Editorial, Opinion

EDIT: Where there was poetry

We get it. Rap music is full of explicit lyrics. If you listen to any modern rap song on the radio, chances are the song has been heavily censored. Nowadays, much of rap is consistently misogynistic, glorifies criminal activity or encourages drug use. What has happened to the poetry in the real-life stories?

A prime example of what is wrong with rap is Miami-based Rick Ross. Reebok recently booted him from an advertising campaign for lyrics he wrote in “U.O.E.N.O.” The lyrics are too explicit to republish, but essentially he rapped about slipping a drug into a woman’s drink, taking her home and, well, you can infer the rest.

Lyrics like these are abominable. Rappers are constantly scrutinized for their explicit lyrics, so it is expected that they push back by writing more incendiary lyrics.

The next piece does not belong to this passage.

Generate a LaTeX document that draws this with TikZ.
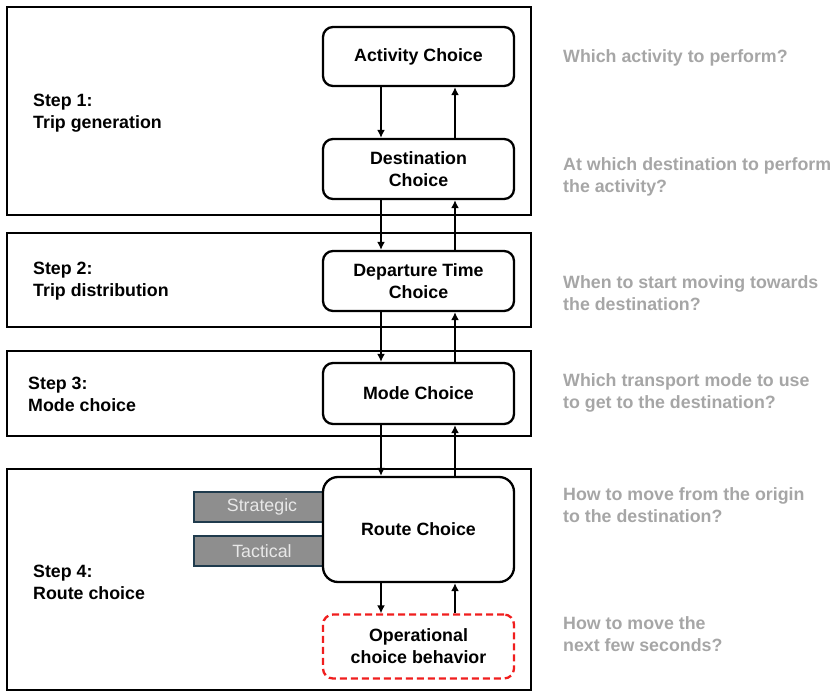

Then we hear songs about sexual assault or Lil’ Wayne’s decision to mock the death of Emmett Till, a 14-year-old African-American boy who was murdered during the Civil Rights Movement for allegedly flirting with a Caucasian woman. That line, which is purely provocative for the sake of defiance, like Ross’, holds no artistic value nor does it set any sort of example for their listeners. Rap used to be about finding the roses between the cracks in the sidewalk. Rap is now about how ostentatiously they spend their money and how many women they objectify. It needs to stop.

Rick Ross is exactly what is wrong with modern rap music. Rap was extremely engrained with social issues and criminal activity because people like Tupac and Biggy rapped about their experiences growing up in neighborhoods where crime, sexual assault and general deviance happened daily. Now rap does not have that same effect because the most popular artists such as Drake and Rick Ross attempt to be as thug as possible, meanwhile they grew up middle-class or were never in a gang.

A lack of education and culture is becoming apparent in today’s music. While the art and poetry that was rap begins to fade behind declarations, “my swag,” artists like Ludacris invent stories of their lives in the hood, simply mimicking the giants of the 1990s. What actual hardships are these people actually talking about anymore? They do not have any stories as dramatic as their predecessors so they feel the need to invent personas to live up to a badass image they can never truly embody.